Na Rynku w Katowicach w antyimigranckiej inicjatywie wzięło udział, według policji, około 3 tysięcy osób. Chwilę po 12.00 uczestnicy odpalili race. We Wrocławiu protestujący przed siedzibą Dolnośląskiego Urzędu Wojewódzkiego rozpoczęli zgromadzenie od minuty ciszy dla zamordowanej w Toruniu 24-letniej kobiety i śmiertelnie ugodzonego nożem 41-letniego mężczyznę w Nowem (woj. kujawsko-pomorskie). W obu przypadkach jako sprawców zatrzymano obcokrajowców: Wenezuelczyka i Kolumbijczyka.
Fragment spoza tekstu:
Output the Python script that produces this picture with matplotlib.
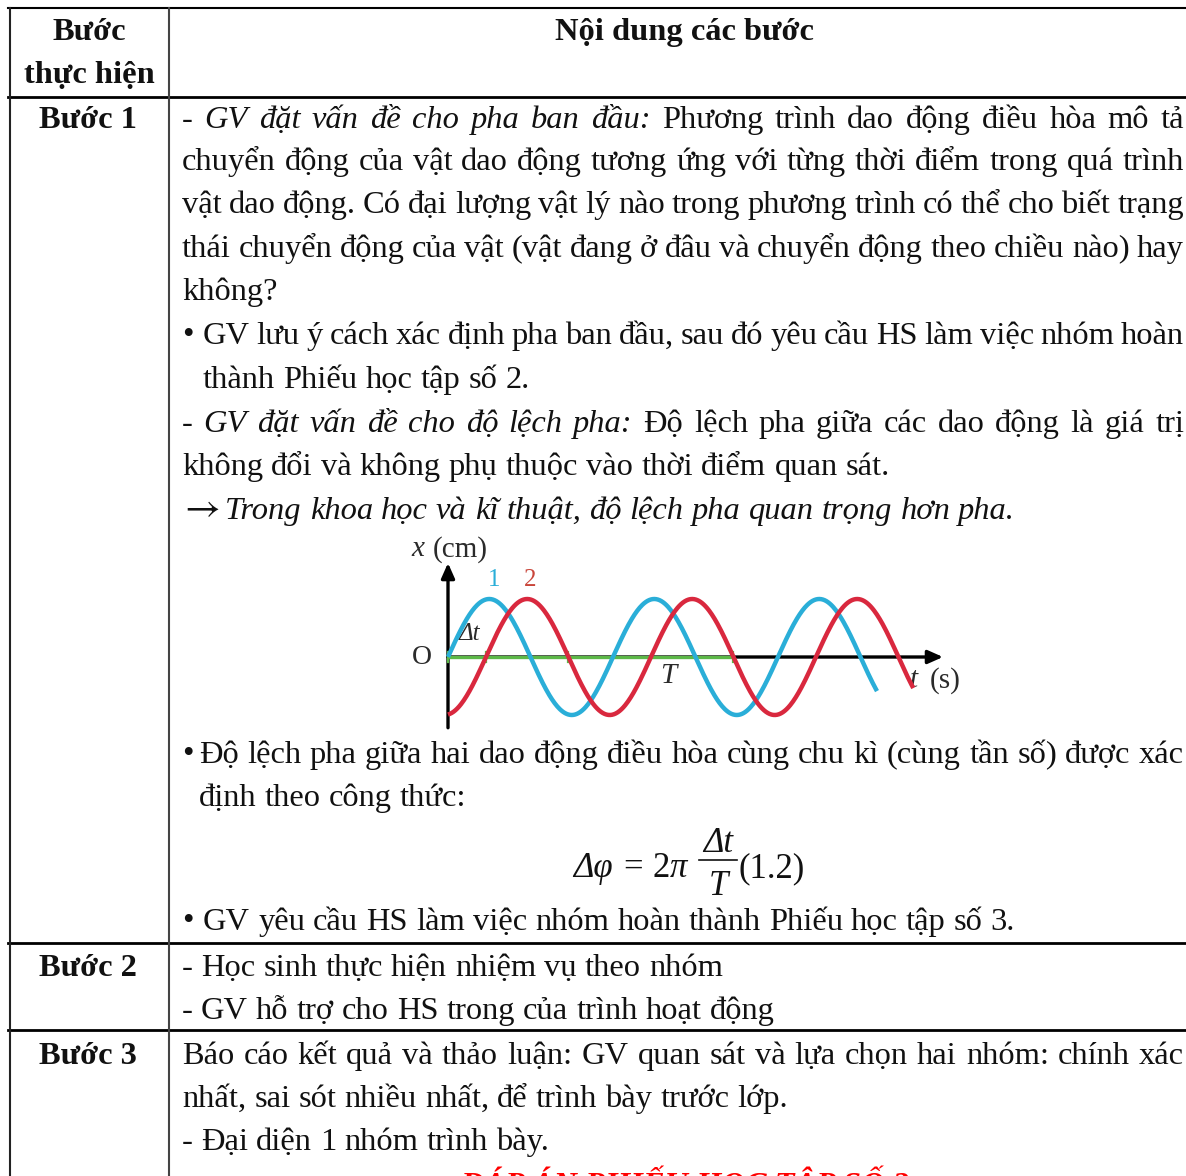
"""Lesson-plan table page (Vietnamese) with the phase-shift sketch, redrawn."""

import matplotlib

matplotlib.use("Agg")
import matplotlib.pyplot as plt
import numpy as np
from matplotlib.font_manager import FontProperties

W, H = 1186, 1176
FS = 23.4
SERIF = ["Liberation Serif", "DejaVu Serif"]
INK = "#111111"

# ---- table text ---------------------------------------------------------
HEADER_LEFT = ["Bước", "thực hiện"]
HEADER_RIGHT = "Nội dung các bước"
STEPS = ["Bước 1", "Bước 2", "Bước 3"]

# each line: list of (text, style) ; style n=normal, i=italic, a=arrow glyph
ROW1_TEXT = [
    [("- GV đặt vấn đề cho pha ban đầu:", "i"), ("Phương trình dao động điều hòa mô tả", "n")],
    [("chuyển động của vật dao động tương ứng với từng thời điểm trong quá trình", "n")],
    [("vật dao động. Có đại lượng vật lý nào trong phương trình có thể cho biết trạng", "n")],
    [("thái chuyển động của vật (vật đang ở đâu và chuyển động theo chiều nào) hay", "n")],
    [("không?", "n")],
    [("GV lưu ý cách xác định pha ban đầu, sau đó yêu cầu HS làm việc nhóm hoàn", "n")],
    [("thành Phiếu học tập số 2.", "n")],
    [("- GV đặt vấn đề cho độ lệch pha:", "i"), ("Độ lệch pha giữa các dao động là giá trị", "n")],
    [("không đổi và không phụ thuộc vào thời điểm quan sát.", "n")],
    [("Trong khoa học và kĩ thuật, độ lệch pha quan trọng hơn pha.", "i")],
    [("Độ lệch pha giữa hai dao động điều hòa cùng chu kì (cùng tần số) được xác", "n")],
    [("định theo công thức:", "n")],
    [("GV yêu cầu HS làm việc nhóm hoàn thành Phiếu học tập số 3.", "n")],
]
ROW2_TEXT = [
    [("- Học sinh thực hiện nhiệm vụ theo nhóm", "n")],
    [("- GV hỗ trợ cho HS trong của trình hoạt động", "n")],
]
ROW3_TEXT = [
    [("Báo cáo kết quả và thảo luận: GV quan sát và lựa chọn hai nhóm: chính xác", "n")],
    [("nhất, sai sót nhiều nhất, để trình bày trước lớp.", "n")],
    [("- Đại diện 1 nhóm trình bày.", "n")],
]
ANSWER_TITLE = "ĐÁP ÁN PHIẾU HỌC TẬP SỐ 2"

# layout per line: (left x, baseline y, justified, bullet)
ROW1_LAYOUT = [
    (182, 128, True, False), (182, 170, True, False), (182, 213, True, False),
    (182, 257, True, False), (182, 300, False, False), (203, 344, True, True),
    (203, 388, False, False), (182, 432, True, False), (182, 475, False, False),
    (225, 519, False, False), (199, 763, True, True), (199, 806, False, False),
    (203, 930, False, True),
]
ROW2_LAYOUT = [(182, 976, False, False), (182, 1019, False, False)]
ROW3_LAYOUT = [(182, 1064, True, False), (182, 1107, False, False), (182, 1150, False, False)]

# ---- oscillation sketch (units: period T on t, amplitude on x) ----------
PERIOD = 1.0
LAG = 0.23            # delay of curve 2 behind curve 1
AMPLITUDE = 1.0
T_END = [2.60, 2.82]  # where curve 1 and curve 2 stop
CURVE_LABELS = ["1", "2"]
CURVE_COLORS = ["#2aaed8", "#d9283e"]
GREEN_MARKS = [0.0, LAG, LAG + 0.5, LAG + 1.5]

fig = plt.figure(figsize=(W / 100, H / 100), dpi=100)
ax = fig.add_axes([0, 0, 1, 1])
ax.set_xlim(0, W)
ax.set_ylim(H, 0)
ax.axis("off")
renderer = fig.canvas.get_renderer()


def fp(style, size=FS):
    return FontProperties(family=SERIF, size=size,
                          style="italic" if "i" in style else "normal",
                          weight="bold" if "b" in style else "normal")


def width(s, style, size=FS):
    return renderer.get_text_width_height_descent(s, fp(style, size), ismath=False)[0]


def put_line(x0, y, segs, justify, x1=1184):
    words = [(w, st) for txt, st in segs for w in txt.split()]
    wd = [width(w, st) for w, st in words]
    if justify and len(words) > 1:
        gap = (x1 - x0 - sum(wd)) / (len(words) - 1)
    else:
        gap = width("a a", "n") - width("aa", "n")
    x = x0
    for (w, st), d in zip(words, wd):
        ax.text(x, y, w, fontproperties=fp(st), color=INK, va="baseline", ha="left")
        x += d + gap


# grid lines
lw = 1.5
ax.plot([8, W], [8, 8], color="black", lw=lw)
for yy in (97, 943, 1030):
    ax.plot([8, W], [yy, yy], color="black", lw=lw + 0.5)
ax.plot([9.5, 9.5], [8, H], color="#222222", lw=lw)
ax.plot([168.5, 168.5], [8, H], color="#444444", lw=lw)

# header
for txt, y in zip(HEADER_LEFT, (40, 83)):
    ax.text(89, y, txt, fontproperties=fp("b"), ha="center", va="baseline", color=INK)
ax.text(684, 40, HEADER_RIGHT, fontproperties=fp("b"), ha="center", va="baseline", color=INK)
for txt, y in zip(STEPS, (128, 976, 1064)):
    ax.text(88, y, txt, fontproperties=fp("b"), ha="center", va="baseline", color=INK)

for texts, layout in ((ROW1_TEXT, ROW1_LAYOUT), (ROW2_TEXT, ROW2_LAYOUT), (ROW3_TEXT, ROW3_LAYOUT)):
    for segs, (x0, y, just, bullet) in zip(texts, layout):
        if bullet:
            ax.text(188, y - 1, "•", fontproperties=fp("n"), ha="center", va="baseline", color=INK)
        put_line(x0, y, segs, just)

# arrow glyph before the italic remark
ax.text(184, 519, "→", family=["STIXGeneral", "DejaVu Serif"], fontsize=28,
        va="baseline", ha="left", color=INK)

# formula  Δφ = 2π Δt/T (1.2)
FF = 25
fy = 877
ax.text(573, fy, "Δφ", fontproperties=fp("i", FF), va="baseline", color=INK)
ax.text(633, fy, "=", fontproperties=fp("n", FF), va="baseline", ha="center", color=INK)
ax.text(653, fy, "2", fontproperties=fp("n", FF), va="baseline", color=INK)
ax.text(653 + width("2", "n", FF), fy, "π", fontproperties=fp("i", FF), va="baseline", color=INK)
ax.text(718, 852, "Δt", fontproperties=fp("i", FF), va="baseline", ha="center", color=INK)
ax.plot([699, 737], [860, 860], color=INK, lw=1.2)
ax.text(718, 895, "T", fontproperties=fp("i", FF), va="baseline", ha="center", color=INK)
ax.text(738, fy, "(1.2)", fontproperties=fp("n", FF), va="baseline", color=INK)

# red answer title, cut by the page edge
ax.text(685, 1194, ANSWER_TITLE, fontproperties=fp("bi"), ha="center", va="baseline", color="#ff0000")

# ---- the sketch ----------------------------------------------------------
x0_px, x1_px, y0_px, y1_px = 395, 975, 535, 728
ox, oy, tpx, apx = 448, 657, 165, 58
sk = fig.add_axes([x0_px / W, 1 - y1_px / H, (x1_px - x0_px) / W, (y1_px - y0_px) / H])
sk.set_xlim((x0_px - ox) / tpx, (x1_px - ox) / tpx)
sk.set_ylim(-(y1_px - oy) / apx, (oy - y0_px) / apx)
sk.axis("off")

arrow = dict(arrowstyle="-|>,head_length=0.9,head_width=0.4", color="black", lw=2.4,
             shrinkA=0, shrinkB=0)
sk.annotate("", xy=(0, 1.62), xytext=(0, -1.22), arrowprops=arrow, zorder=2)
sk.annotate("", xy=(3.0, 0), xytext=(0, 0), arrowprops=arrow, zorder=2)
sk.plot([0, GREEN_MARKS[-1]], [0, 0], color="#5cb848", lw=2.4, zorder=3, solid_capstyle="butt")
for m in GREEN_MARKS:
    sk.plot([m, m], [-0.08, 0.08], color="#5cb848", lw=1.6, zorder=3)

for i, (end, col) in enumerate(zip(T_END, CURVE_COLORS)):
    t = np.linspace(0, end, 500)
    x = AMPLITUDE * np.sin(2 * np.pi * (t - i * LAG) / PERIOD)
    sk.plot(t, x, color=col, lw=3.2, zorder=4, solid_capstyle="butt")

LBL = "#2b2b2b"
sk.text(0.28, 1.32, CURVE_LABELS[0], color=CURVE_COLORS[0], fontproperties=fp("n", 18), ha="center", va="center")
sk.text(0.50, 1.32, CURVE_LABELS[1], color="#c9453a", fontproperties=fp("n", 18), ha="center", va="center")
sk.text(-0.225, 1.86, "x", fontproperties=fp("i", 21), va="center", color=LBL)
sk.text(-0.09, 1.86, "(cm)", fontproperties=fp("n", 21), va="center", color=LBL)
sk.text(-0.158, 0.0, "O", fontproperties=fp("n", 20), va="center", ha="center", color=LBL)
sk.text(0.13, 0.40, "Δt", fontproperties=fp("i", 18), va="center", ha="center", color=LBL)
sk.text(1.333, -0.33, "T", fontproperties=fp("i", 21), va="center", ha="center", color=LBL)
sk.text(2.80, -0.40, "t", fontproperties=fp("i", 21), va="center", color=LBL)
sk.text(2.92, -0.40, "(s)", fontproperties=fp("n", 21), va="center", color=LBL)

fig.savefig("out.png", dpi=100)
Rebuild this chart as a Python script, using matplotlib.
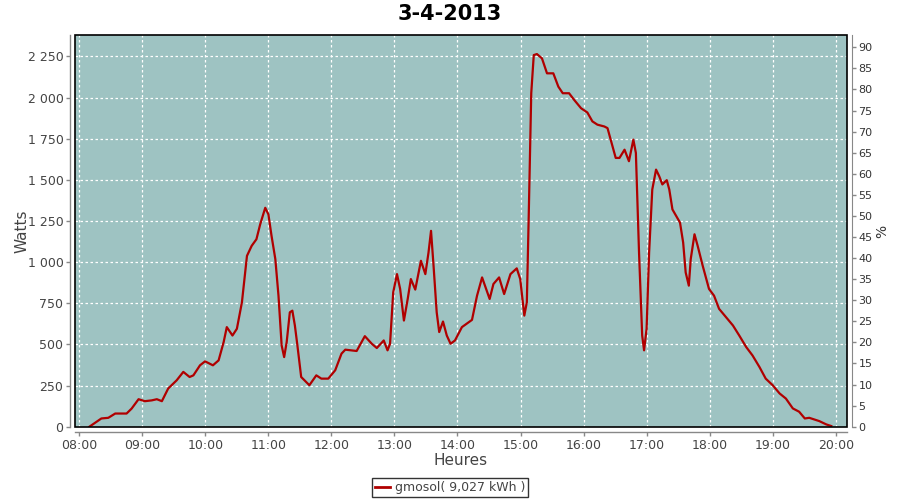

Podobnie było w Szczecinie, gdzie manifestacja rozpoczęła się minutą ciszy po śmierci 24-letniej Klaudii z Torunia zamordowanej przez obywatela Wenezueli. Działacze Ruchu Narodowego poinformowali o swoim sprzeciwie co do powstania Centrum Integracji Cudzoziemców na szczecińskim Pogodnie. Zachęcali do podpisywania petycji w tej sprawie. Manifestanci trzymali transparenty z hasłami: „Szczecin przeciwko imigracji”, „Chcemy być bezpieczni”.
W Łodzi manifestacja zorganizowana przez Konfederację odbyła się w pasażu im. Schillera, gdzie w samo południe zgromadziło się kilkaset osób z biało-czerwonymi flagami – w tym przedstawiciele Klubów Gazety Polskiej.
Protest w Gdańsku początkowo odbył się na Targu Węglowym, przed Zespołem Przedbramia. Wzięło w nim udział kilkuset uczestników – m.in. sympatyków Ruchu Narodowego, Młodzieży Wszechpolskiej i kibiców Lechii Gdańsk. Uczestnicy skandowali hasła: „Precz z komuną”, „Polak w Polsce gospodarzem”, „Stop masowej imigracji” oraz „Dość lewackiej propagandy”. Po zakończonym stacjonarnym proteście, jego uczestnicy przeszli ulicami Długą, Długim Targiem, Stągiewną do Baszty Stągiewnej.